Nesse aspecto, as comunidades virtuais, públicas e acadêmicas que se formam para debater qualquer assunto só se beneficiam com a transcrição entre liberdade cultivada na vida interior e liberdade social, que passa a ser pautada a partir de regras simples da razão, do bom senso e do reconhecimento de que os únicos fatores limitadores da filosofia são a covardia, a preguiça e, em última instância, a violência. Nada de amarras exceto o saber da energia pessoal que se gasta para investigar os fundamentos das próprias opiniões.

Em virtude dessa essencial parceria com a liberdade, o discurso teórico da filosofia se transpõe em prática. Que não se confunda aqui prática filosófica com prática revolucionária. A revolução da filosofia é a do mundo interior. Filosofia não é conto de fadas e promessas vazias. A atividade filosófica exige o equilíbrio moral e a disposição existencial cujo propósito último é o de combater, acima de tudo, os vícios privados para saber resistir às ameaças públicas. Pois a pior tirania é aquela que vem de dentro.

No que se refere ao método, a liberdade em filosofia se apresenta em dois aspectos: um negativo e um positivo.

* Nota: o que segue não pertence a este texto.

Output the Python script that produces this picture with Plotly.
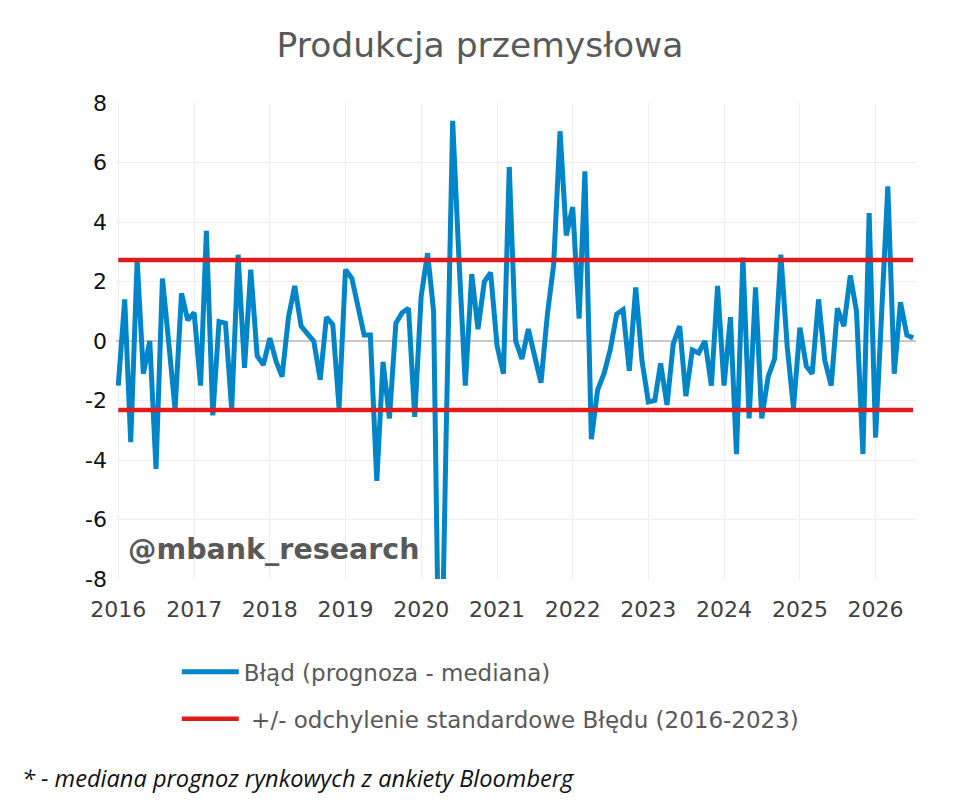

O aspecto “negativo” refere-se ao seguinte: a filosofia tem o poder de libertar o nosso pensamento dos lugares-comuns em que apoiamos nossas crenças e juízos. Muitas vezes, no nosso dia a dia, reproduzimos jargões para facilitar e agilizar a conversa e poupar energia do pensamento. Nesse sentido negativo, a filosofia pede para suspendermos as nossas opiniões — todas elas. É a parte mais “chatinha”, vamos dizer assim, pois tudo o que não está claro e consistente ao pensamento deve ser questionado até suas últimas consequências. Nesse caso, filosofamos dizendo “não” para nossas crenças. Principalmente para deixar de sermos prisioneiros de nós mesmos.

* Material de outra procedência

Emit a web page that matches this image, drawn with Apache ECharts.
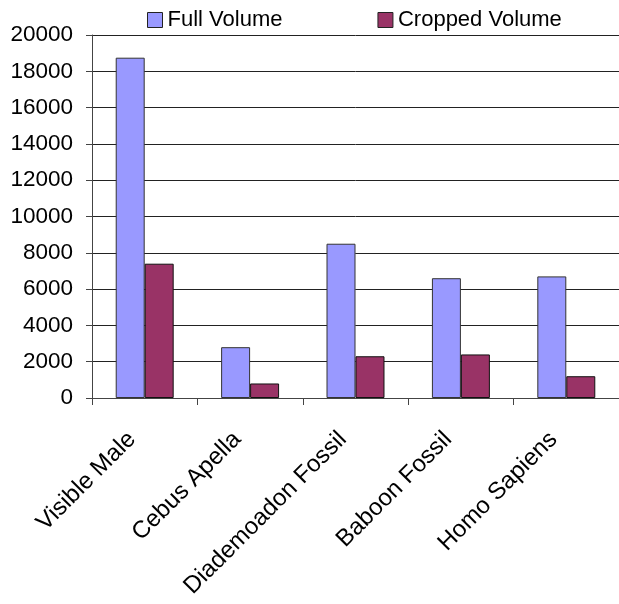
<!DOCTYPE html>
<html>
<head>
<meta charset="utf-8">
<script src="https://cdn.jsdelivr.net/npm/echarts@6/dist/echarts.min.js"></script>
<style>
  html, body { margin: 0; padding: 0; background: #fff; }
  #chart { width: 619px; height: 604px; }
</style>
</head>
<body>
<div id="chart"></div>
<script>
// Specimens and their scan volumes
const categories = ['Visible Male', 'Cebus Apella', 'Diademoadon Fossil', 'Baboon Fossil', 'Homo Sapiens'];
const fullVolume = [18750, 2800, 8500, 6600, 6700];
const croppedVolume = [7400, 800, 2300, 2400, 1200];
const seriesNames = ['Full Volume', 'Cropped Volume'];

const FONT = '"Liberation Sans", Arial, sans-serif';

const chart = echarts.init(document.getElementById('chart'), null, { renderer: 'canvas' });

chart.setOption({
  animation: false,
  backgroundColor: '#ffffff',
  legend: {
    top: 4,
    left: 142,
    itemWidth: 15,
    itemHeight: 15,
    itemGap: 95,
    icon: 'rect',
    textStyle: { fontFamily: FONT, fontSize: 22, color: '#000' },
    itemStyle: { borderColor: '#222', borderWidth: 1 },
    data: seriesNames
  },
  grid: { left: 92, right: -3, top: 35, bottom: 206, containLabel: false },
  xAxis: {
    type: 'category',
    data: categories,
    boundaryGap: true,
    axisLine: { lineStyle: { color: '#444', width: 1 } },
    axisTick: { show: true, length: 7, lineStyle: { color: '#444' } },
    axisLabel: {
      rotate: 45,
      interval: 0,
      margin: 25,
      padding: [0, 18, 0, 0],
      fontFamily: FONT,
      fontSize: 24,
      color: '#000'
    }
  },
  yAxis: {
    type: 'value',
    min: 0,
    max: 20000,
    interval: 2000,
    axisLine: { show: true, lineStyle: { color: '#444', width: 1 } },
    axisTick: { show: true, length: 6, lineStyle: { color: '#444' } },
    splitLine: { show: true, lineStyle: { color: '#222', width: 1 } },
    axisLabel: {
      margin: 19,
      fontFamily: FONT,
      fontSize: 22.5,
      color: '#000',
      formatter: function (v) { return String(v); }
    }
  },
  series: [
    {
      name: seriesNames[0],
      type: 'bar',
      data: fullVolume,
      barGap: '0%',
      barCategoryGap: '45%',
      itemStyle: { color: '#9999ff', borderColor: '#333', borderWidth: 1 }
    },
    {
      name: seriesNames[1],
      type: 'bar',
      data: croppedVolume,
      itemStyle: { color: '#993366', borderColor: '#111', borderWidth: 1 }
    }
  ]
});
</script>
</body>
</html>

No aspecto “positivo”, a postura filosófica é a de perseguir a realidade, reabilitar o contato com a realidade das coisas. Em outras palavras, olhar para a realidade tal como ela se apresenta para nós, sem os filtros mentais, ideológicos e teóricos. Não que a teoria não seja importante, mas o fundamento das coisas não é a teoria, é a experiência. Tudo está aí “dado” e cabe ao filósofo “receber esse dado tal como ele se dá livremente”. A teorização vem depois. Sendo assim, a filosofia se constrói como busca de uma experiência elementar e primitiva, porém ainda indeterminada no plano teórico e conceitual. Como diz o filósofo alemão Edmund Husserl: “voltar às coisas mesmas” a fim de superar o divórcio que distancia o mundo da teoria do mundo da vida. Deixar de viver só no mundo como ideia para viver também é sobretudo no mundo como experiência.

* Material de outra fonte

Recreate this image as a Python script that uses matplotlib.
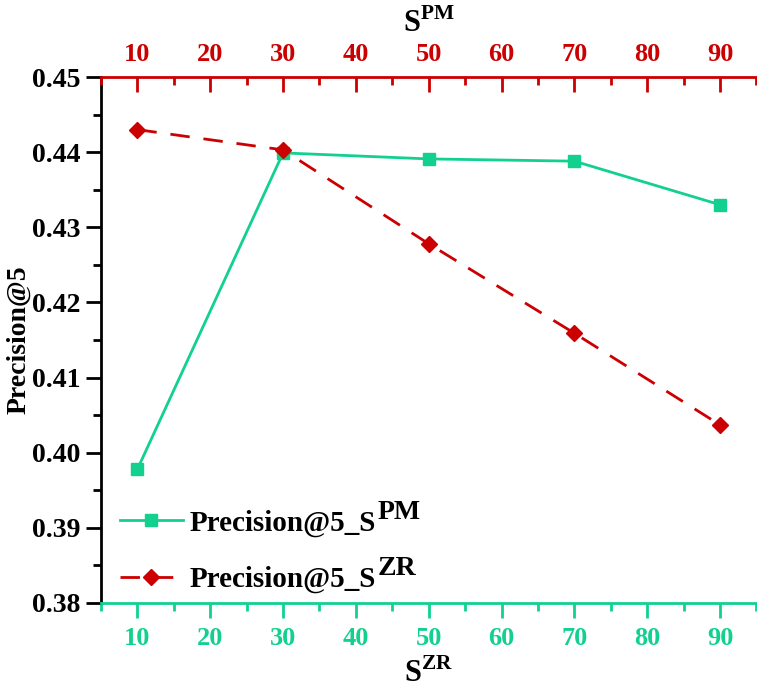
import matplotlib
matplotlib.use('Agg')
import matplotlib.pyplot as plt
from matplotlib.ticker import MultipleLocator

plt.rcParams['font.family'] = 'Liberation Serif'
plt.rcParams['font.weight'] = 'bold'
plt.rcParams['mathtext.fontset'] = 'custom'
plt.rcParams['mathtext.rm'] = 'Liberation Serif:bold'
plt.rcParams['mathtext.bf'] = 'Liberation Serif:bold'

# values
s_values = [10, 30, 50, 70, 90]
prec_pm = [0.3978, 0.4399, 0.4391, 0.4388, 0.4330]
prec_zr = [0.4430, 0.4403, 0.4278, 0.4159, 0.4037]
legend_sups = ['PM', 'ZR']

green = '#12d18e'
red = '#cc0000'

fig = plt.figure(figsize=(7.57, 6.87), dpi=100)
ax = fig.add_axes([0.1334, 0.1223, 0.8659, 0.7656])

ax.plot(s_values, prec_pm, color=green, lw=2, marker='s', ms=8,
        label='Precision@5_S')
ax.plot(s_values, prec_zr, color=red, lw=2, ls=(0, (7, 5)), marker='D', ms=8,
        label='Precision@5_S')

ax.set_xlim(5, 95)
ax.set_ylim(0.38, 0.45)
ax.xaxis.set_major_locator(MultipleLocator(10))
ax.xaxis.set_minor_locator(MultipleLocator(5))
ax.yaxis.set_major_locator(MultipleLocator(0.01))
ax.yaxis.set_minor_locator(MultipleLocator(0.005))
ax.yaxis.set_major_formatter(plt.FormatStrFormatter('%.2f'))

for s in ['top', 'right']:
    ax.spines[s].set_visible(False)
ax.spines['left'].set_linewidth(2)
ax.spines['bottom'].set_linewidth(2)
ax.spines['bottom'].set_color(green)

ax.tick_params(axis='y', which='major', direction='out', length=11, width=2,
               labelsize=20, pad=4)
ax.tick_params(axis='y', which='minor', direction='out', length=6, width=2)
ax.tick_params(axis='x', which='major', direction='out', length=11, width=2,
               colors=green, labelsize=19, pad=6)
ax.tick_params(axis='x', which='minor', direction='out', length=6, width=2,
               colors=green)

ax.set_ylabel('Precision@5', fontsize=20, fontweight='bold', labelpad=0)
ax.set_xlabel(r'S$^{\mathbf{ZR}}$', fontsize=22, fontweight='bold', labelpad=6)

top = ax.twiny()
top.set_xlim(ax.get_xlim())
top.xaxis.set_major_locator(MultipleLocator(10))
top.xaxis.set_minor_locator(MultipleLocator(5))
for s in ['bottom', 'right', 'left']:
    top.spines[s].set_visible(False)
top.spines['top'].set_linewidth(2)
top.spines['top'].set_color(red)
top.tick_params(axis='x', which='major', direction='in', length=11, width=2,
                colors=red, labelsize=19, pad=8)
top.tick_params(axis='x', which='minor', direction='in', length=6, width=2,
                colors=red)
top.set_xlabel(r'S$^{\mathbf{PM}}$', fontsize=22, fontweight='bold', labelpad=8)

leg = ax.legend(loc='lower left', bbox_to_anchor=(0.011, -0.004), frameon=False,
                fontsize=21, handlelength=2.15, handletextpad=0.25,
                labelspacing=1.0, borderaxespad=0)

# full-size raised superscripts after each legend entry
fig.canvas.draw()
for txt, sup in zip(leg.get_texts(), legend_sups):
    bb = txt.get_window_extent()
    fig.text(bb.x1 + 1, bb.y0 + 0.45 * bb.height, sup, transform=None,
             ha='left', va='bottom', fontsize=20, fontweight='bold')

fig.savefig('out.png', dpi=100)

Por fim, gostaria de falar um pouco a respeito do propósito da filosofia. A filosofia pretende a universalidade e “atingir verdades que valem para todos”. Não é literatura e opinião política. A consequência dessa pretensão — que arrepia os céticos e, principalmente, a cultura do relativismo — significa que o espaço aberto pelo ilimitado universo do discurso rompe todas as barreiras impostas por dogmatismos e opiniões sem fundamento. A busca da realidade só pode se apresentar como a abertura radical e honesta da alma e cujo alicerce é a liberdade — ou a reflexão filosófica.